Aber die Wirtschaftsexperten sehen keine Alternative zum gegenwärtigen Kurs. „Sambia war lange unter dem Einfluß des Sozialismus“, meint der Koordinator für das Privatisierungsprogramm, Ngosa Chisupa. Es bedürfe einfach einer breiten Aufklärungskampagne. Eine Broschüre in acht Landessprachen soll jetzt allerorten verteilt werden.

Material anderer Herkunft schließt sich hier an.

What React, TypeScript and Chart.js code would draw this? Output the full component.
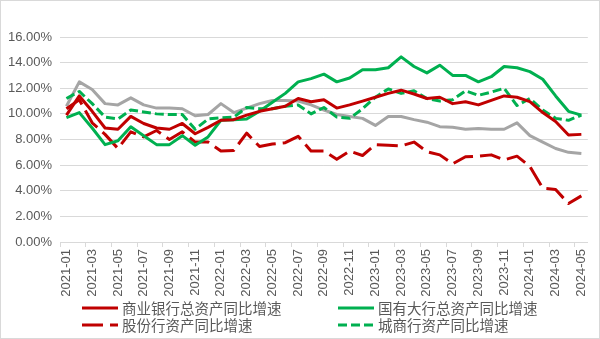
import { useEffect, useRef } from "react";
import { Chart, registerables } from "chart.js";

Chart.register(...registerables);

const months = [
  "2021-01", "2021-02", "2021-03", "2021-04", "2021-05", "2021-06", "2021-07", "2021-08", "2021-09", "2021-10", "2021-11", "2021-12",
  "2022-01", "2022-02", "2022-03", "2022-04", "2022-05", "2022-06", "2022-07", "2022-08", "2022-09", "2022-10", "2022-11", "2022-12",
  "2023-01", "2023-02", "2023-03", "2023-04", "2023-05", "2023-06", "2023-07", "2023-08", "2023-09", "2023-10", "2023-11", "2023-12",
  "2024-01", "2024-02", "2024-03", "2024-04", "2024-05",
];

const commercialBanks = [
  9.9, 11.4, 10.2, 8.9, 8.8, 9.8, 9.25, 8.9, 8.8, 9.25, 8.45, 8.95,
  9.5, 9.55, 9.9, 10.2, 10.4, 10.6, 11.2, 10.95, 11.1, 10.45, 10.7, 11.0,
  11.3, 11.6, 11.85, 11.55, 11.2, 11.3, 10.8, 10.95, 10.7, 11.05, 11.4, 11.3,
  10.95, 10.1, 9.4, 8.35, 8.4,
];

const stateOwnedBanks = [
  9.7, 10.1, 8.9, 7.6, 7.9, 9.0, 8.3, 7.6, 7.6, 8.3, 7.55, 8.2,
  9.5, 9.55, 9.6, 10.2, 10.9, 11.6, 12.5, 12.75, 13.1, 12.5, 12.8, 13.45,
  13.45, 13.6, 14.45, 13.7, 13.2, 13.8, 13.0, 13.0, 12.5, 12.9, 13.7, 13.6,
  13.3, 12.7, 11.4, 10.2, 9.9,
];

const jointStockBanks = [
  10.4, 11.1, 9.3, 8.4, 7.3, 8.6, 8.2, 8.7, 8.0, 8.6, 7.8, 7.8,
  7.1, 7.15, 8.5, 7.45, 7.65, 7.75, 8.25, 7.1, 7.1, 6.45, 7.1, 6.75,
  7.6, 7.55, 7.5, 7.8, 7.05, 6.8, 6.1, 6.65, 6.7, 6.8, 6.4, 6.7,
  5.9, 4.2, 4.1, 3.0, 3.6,
];

const cityBanks = [
  11.2, 11.75, 10.8, 9.75, 9.6, 10.3, 10.15, 10.0, 9.95, 9.95, 8.8, 9.6,
  9.7, 9.75, 10.5, 10.4, 10.4, 10.6, 10.7, 10.0, 10.5, 9.75, 9.65, 10.4,
  11.3, 11.95, 11.6, 11.8, 11.2, 11.0, 11.1, 11.8, 11.45, 11.7, 12.0, 10.65,
  11.2, 10.3, 9.65, 9.5, 9.9,
];

const greySeries = [
  10.6, 12.5, 11.9, 10.8, 10.7, 11.25, 10.7, 10.45, 10.45, 10.4, 9.85, 9.95,
  10.8, 10.1, 10.45, 10.8, 11.05, 11.05, 11.0, 10.7, 10.3, 9.95, 9.8, 9.65,
  9.1, 9.8, 9.8, 9.55, 9.35, 9.0, 8.95, 8.8, 8.85, 8.8, 8.8, 9.3,
  8.3, 7.8, 7.3, 7.0, 6.9,
];

const yTicks = [0, 2, 4, 6, 8, 10, 12, 14, 16];

const seriesNames = [
  "商业银行总资产同比增速",
  "国有大行总资产同比增速",
  "股份行资产同比增速",
  "城商行资产同比增速",
];

const RED = "#C00000";
const GREEN = "#00B050";
const GREY = "#A5A5A5";
const TEXT = "#595959";
const GRID = "#D9D9D9";

const legendPlugin = {
  id: "twoColumnLegend",
  afterDraw(chart: any) {
    const ctx = chart.ctx as CanvasRenderingContext2D;
    const items = chart.data.datasets.filter((d: any) => d.inLegend);
    ctx.save();
    ctx.font = '14.5px "Noto Sans CJK SC"';
    ctx.textBaseline = "middle";
    ctx.textAlign = "left";
    items.forEach((d: any, i: number) => {
      const col = i % 2;
      const row = Math.floor(i / 2);
      const x = 81 + col * 256;
      const y = 307 + row * 17;
      ctx.beginPath();
      ctx.setLineDash(d.borderDash || []);
      ctx.lineDashOffset = 0;
      ctx.strokeStyle = d.borderColor;
      ctx.lineWidth = 3;
      ctx.lineCap = "butt";
      ctx.moveTo(x, y);
      ctx.lineTo(x + 36, y);
      ctx.stroke();
      ctx.setLineDash([]);
      ctx.fillStyle = TEXT;
      ctx.fillText(d.label, x + 40, y + 0.5);
    });
    ctx.restore();
  },
};

export default function App() {
  const ref = useRef<HTMLCanvasElement>(null);

  useEffect(() => {
    document.body.style.margin = "0";
    const canvas = ref.current!;
    const line = (label: string, data: number[], color: string, dash: number[], inLegend: boolean) => ({
      label,
      data,
      borderColor: color,
      backgroundColor: color,
      borderWidth: 3,
      borderDash: dash,
      borderCapStyle: "butt",
      borderJoinStyle: "round",
      pointRadius: 0,
      pointHoverRadius: 0,
      tension: 0,
      fill: false,
      inLegend,
    });

    const chart = new Chart(canvas, {
      type: "line",
      data: {
        labels: months,
        datasets: [
          line(seriesNames[0], commercialBanks, RED, [], true),
          line(seriesNames[1], stateOwnedBanks, GREEN, [], true),
          line(seriesNames[2], jointStockBanks, RED, [21, 7], true),
          line(seriesNames[3], cityBanks, GREEN, [9, 4], true),
          line("", greySeries, GREY, [], false),
        ] as any,
      },
      options: {
        responsive: false,
        animation: false,
        layout: { padding: { left: 0, top: 36, right: 3, bottom: 36 } },
        plugins: {
          legend: { display: false },
          tooltip: { enabled: false },
        },
        scales: {
          x: {
            type: "category",
            offset: true,
            grid: {
              display: true,
              drawOnChartArea: false,
              drawTicks: true,
              tickLength: 5,
              offset: true,
              color: (c: any) => (c.index % 2 === 0 ? GRID : "rgba(0,0,0,0)"),
            },
            border: { display: true, color: GRID, width: 1 },
            ticks: {
              autoSkip: false,
              maxRotation: 90,
              minRotation: 90,
              padding: 2,
              color: TEXT,
              font: { family: '"Liberation Sans", Arial, sans-serif', size: 13 },
              callback: (_v: any, i: number) => (i % 2 === 0 ? months[i] : ""),
            },
            afterFit: (s: any) => {
              s.height = 60;
            },
          },
          y: {
            min: yTicks[0],
            max: yTicks[yTicks.length - 1],
            afterBuildTicks: (s: any) => {
              s.ticks = yTicks.map((v) => ({ value: v }));
            },
            grid: { color: GRID, drawTicks: false, lineWidth: 1 },
            border: { display: false },
            ticks: {
              padding: 8,
              color: TEXT,
              font: { family: '"Liberation Sans", Arial, sans-serif', size: 13 },
              callback: (v: any) => Number(v).toFixed(2) + "%",
            },
            afterFit: (s: any) => {
              s.width = 59;
            },
          },
        },
      },
      plugins: [legendPlugin],
    });
    return () => chart.destroy();
  }, []);

  return (
    <div
      style={{
        position: "relative",
        width: 600,
        height: 339,
        boxSizing: "border-box",
        border: "1px solid #D9D9D9",
        background: "#fff",
      }}
    >
      <canvas ref={ref} width={598} height={337} style={{ display: "block" }} />
    </div>
  );
}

Und dann? In Gesprächen wird immer wieder Verständnis dafür geäußert, daß der wirtschaftliche Aufschwung nicht über Nacht kommt – mit einer Durststrecke von zwei, vielleicht drei Jahren müsse gerechnet werden. Derlei Äußerungen jagen Jacob Mwansa kalte Schauer über den Rücken. Er berät die Regierung im Auftrag des IWF und meint: „Diese Erwartungen erschrecken mich. Die neue Regierung hat eine bankrotte Wirtschaft übernommen. Bis die sich erholt, werden viele Jahre vergehen. Die Wunden werden sogar noch mehr schmerzen, bevor sie zu heilen beginnen. Da wird es große Enttäuschungen geben.“
Auf anderen Gebieten gibt es die bereits. Vor allem Intellektuellen geht die Demokratisierung nicht schnell genug. „Es gibt keine freie Presse, keine Vereinigungsfreiheit, das Parlament segnet alle Entscheidungen der Regierung einfach ab“, meint Fred M'membe, Herausgeber der regierungskritischen Weekly Post, der noch im Wahlkampf Chiluba bedingungslos unterstützt hatte. „Die Revolution ist von Geschäftsleuten für ihre eigenen Zwecke ausgebeutet worden“, sagt die Juristin Tukiya Kankasa Mabula, und sie fügt spöttisch hinzu: „Einige der Leute, die an die Macht gelangt sind, weil sie gegen die Verfassung waren, scheinen jetzt an genau dieser Verfassung festhalten zu wollen.“
Justizminister Rodger Chongwe gehört nicht dazu. Er will eine Verfassungsreform erarbeiten lassen, die mehr bürgerliche Freiheiten garantiert und über die in einem Referendum entschieden werden soll. Aber der Prozeß dauert lange. Das bringt der Regierung Kritik ein: „Der Präsident entfremdet sich von den demokratischen Bewegungen“, glaubt Fred M'membe. „Er hat sich bereits von den Studenten und Interessengruppen wie der Frauenbewegung entfernt.“ Auf die Euphorie des Wandels ist die Ernüchterung des Alltags gefolgt. Wird der Atem von Regierung und Bevölkerung dafür reichen? Die heute stattfindenden Kommunalwahlen sind der erste Härtetest für die Revolutionäre von gestern.